Aberrant Functional Lateralization and Interhemispheric Synergy in High Myopia: Insights From Neurotransmitter Distribution Signatures and Machine Learning Classification.
Authors
Affiliations (2)
Affiliations (2)
- Department of Ophthalmology, The First Affiliated Hospital, Jiangxi Medical College, Nanchang University, Nanchang, Jiangxi Province, People's Republic of China.
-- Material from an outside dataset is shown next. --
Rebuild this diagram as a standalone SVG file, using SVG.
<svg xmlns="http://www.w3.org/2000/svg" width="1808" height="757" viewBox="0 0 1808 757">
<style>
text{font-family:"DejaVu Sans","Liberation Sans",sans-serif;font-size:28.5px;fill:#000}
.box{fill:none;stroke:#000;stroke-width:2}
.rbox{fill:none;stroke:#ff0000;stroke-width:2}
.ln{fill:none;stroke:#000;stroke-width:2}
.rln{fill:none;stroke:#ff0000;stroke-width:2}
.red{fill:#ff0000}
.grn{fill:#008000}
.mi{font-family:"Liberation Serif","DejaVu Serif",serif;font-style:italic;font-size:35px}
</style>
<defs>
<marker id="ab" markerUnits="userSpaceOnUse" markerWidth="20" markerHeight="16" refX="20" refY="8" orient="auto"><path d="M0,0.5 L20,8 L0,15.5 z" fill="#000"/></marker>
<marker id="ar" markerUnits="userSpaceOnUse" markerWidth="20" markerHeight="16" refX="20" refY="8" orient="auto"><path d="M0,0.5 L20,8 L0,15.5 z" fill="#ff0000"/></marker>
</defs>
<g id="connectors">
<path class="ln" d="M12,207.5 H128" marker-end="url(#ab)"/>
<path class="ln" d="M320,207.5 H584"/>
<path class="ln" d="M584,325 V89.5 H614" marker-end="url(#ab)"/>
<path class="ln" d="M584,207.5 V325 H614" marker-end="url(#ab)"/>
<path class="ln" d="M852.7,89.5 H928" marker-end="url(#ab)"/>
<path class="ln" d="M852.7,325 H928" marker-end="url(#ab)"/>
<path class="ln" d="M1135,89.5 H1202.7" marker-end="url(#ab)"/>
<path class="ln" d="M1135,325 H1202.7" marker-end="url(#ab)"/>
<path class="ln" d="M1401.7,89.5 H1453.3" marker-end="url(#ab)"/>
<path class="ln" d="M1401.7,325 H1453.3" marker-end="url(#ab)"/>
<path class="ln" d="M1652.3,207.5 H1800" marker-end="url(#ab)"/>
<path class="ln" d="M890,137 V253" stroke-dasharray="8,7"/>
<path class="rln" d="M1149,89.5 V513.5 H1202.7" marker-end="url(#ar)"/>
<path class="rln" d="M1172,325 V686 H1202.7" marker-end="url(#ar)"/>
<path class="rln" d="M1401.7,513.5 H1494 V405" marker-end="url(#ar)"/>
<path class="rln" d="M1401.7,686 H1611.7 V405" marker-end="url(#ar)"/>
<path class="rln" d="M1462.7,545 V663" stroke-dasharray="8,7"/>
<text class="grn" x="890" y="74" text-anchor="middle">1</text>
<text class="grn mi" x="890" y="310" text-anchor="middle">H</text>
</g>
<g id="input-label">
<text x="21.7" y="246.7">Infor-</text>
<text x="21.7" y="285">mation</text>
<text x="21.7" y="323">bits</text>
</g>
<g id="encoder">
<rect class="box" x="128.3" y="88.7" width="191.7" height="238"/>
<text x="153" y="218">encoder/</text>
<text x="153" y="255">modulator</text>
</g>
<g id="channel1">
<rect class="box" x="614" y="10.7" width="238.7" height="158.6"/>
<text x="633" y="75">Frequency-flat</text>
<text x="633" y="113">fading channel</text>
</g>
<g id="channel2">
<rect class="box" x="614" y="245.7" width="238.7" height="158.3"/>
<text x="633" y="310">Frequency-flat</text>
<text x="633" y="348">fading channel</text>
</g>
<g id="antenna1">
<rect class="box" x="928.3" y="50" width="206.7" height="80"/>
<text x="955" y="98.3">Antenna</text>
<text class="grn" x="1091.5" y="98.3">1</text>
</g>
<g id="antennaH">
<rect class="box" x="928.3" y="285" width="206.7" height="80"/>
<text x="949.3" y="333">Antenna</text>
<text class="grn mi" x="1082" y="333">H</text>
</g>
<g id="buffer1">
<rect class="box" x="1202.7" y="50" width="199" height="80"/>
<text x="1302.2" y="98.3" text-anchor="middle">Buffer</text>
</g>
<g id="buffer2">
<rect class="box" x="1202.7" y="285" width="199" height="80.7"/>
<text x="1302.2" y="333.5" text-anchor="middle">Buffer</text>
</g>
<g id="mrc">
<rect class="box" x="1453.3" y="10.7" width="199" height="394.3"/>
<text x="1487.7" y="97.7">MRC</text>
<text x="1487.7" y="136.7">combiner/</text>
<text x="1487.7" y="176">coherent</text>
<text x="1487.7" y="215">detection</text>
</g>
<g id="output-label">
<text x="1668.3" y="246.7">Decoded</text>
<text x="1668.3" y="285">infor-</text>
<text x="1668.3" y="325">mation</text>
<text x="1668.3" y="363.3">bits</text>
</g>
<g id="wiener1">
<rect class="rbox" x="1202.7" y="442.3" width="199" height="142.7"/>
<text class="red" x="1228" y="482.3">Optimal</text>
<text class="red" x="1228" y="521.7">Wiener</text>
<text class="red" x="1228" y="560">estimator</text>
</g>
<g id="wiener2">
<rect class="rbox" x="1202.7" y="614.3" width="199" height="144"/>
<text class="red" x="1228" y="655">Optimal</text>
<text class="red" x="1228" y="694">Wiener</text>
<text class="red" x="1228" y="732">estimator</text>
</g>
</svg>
- Department of Radiology, The First Affiliated Hospital, Jiangxi Medical College, Nanchang University, Nanchang, Jiangxi Province, People's Republic of China.
Abstract
High myopia (HM) is a severe ocular disorder that may cause irreversible damage to ocular structures and visual function. Although previous studies have identified cerebral functional alterations in HM, the patterns of hemispheric functional asymmetry and interhemispheric coordination remain insufficiently understood. This study aimed to investigate abnormalities in hemispheric lateralization and interhemispheric cooperation in patients with HM, and to further explore their potential neurotransmitter-related mechanisms. We enrolled 55 patients with HM and 55 matched healthy control subjects. All participants underwent resting-state functional magnetic resonance imaging. Group comparisons were performed by measuring the autonomy index (AI) and functional connectivity between homologous voxels (CFH). Subsequently, spatial correlation analysis was performed between the identified anomalous regions and the density distribution of various neurotransmitter receptors and transporters. Classification was then performed using a support vector machine (SVM) model. The results demonstrated a widespread enhancement of AI in patients with HM, particularly in the right lingual gyrus and inferior temporal gyrus, among other regions. Conversely, CFH was significantly attenuated in the bilateral fusiform/parahippocampal gyri, as well as other homologous areas. Significantly, these anomalous regions exhibited a robust spatial correlation with the distribution of serotonin and dopamine receptors and acetylcholine transporter receptors. The SVM model, utilizing CFH features, achieved a classification accuracy of 72.73% (area under the curve [AUC] = 0.72). This investigation elucidates the abnormal functional lateralization and cooperation present in patients with HM. We propose that these functional anomalies are associated with a specific neurochemical basis, thereby providing invaluable insights into the pathophysiological mechanisms driving the disorder.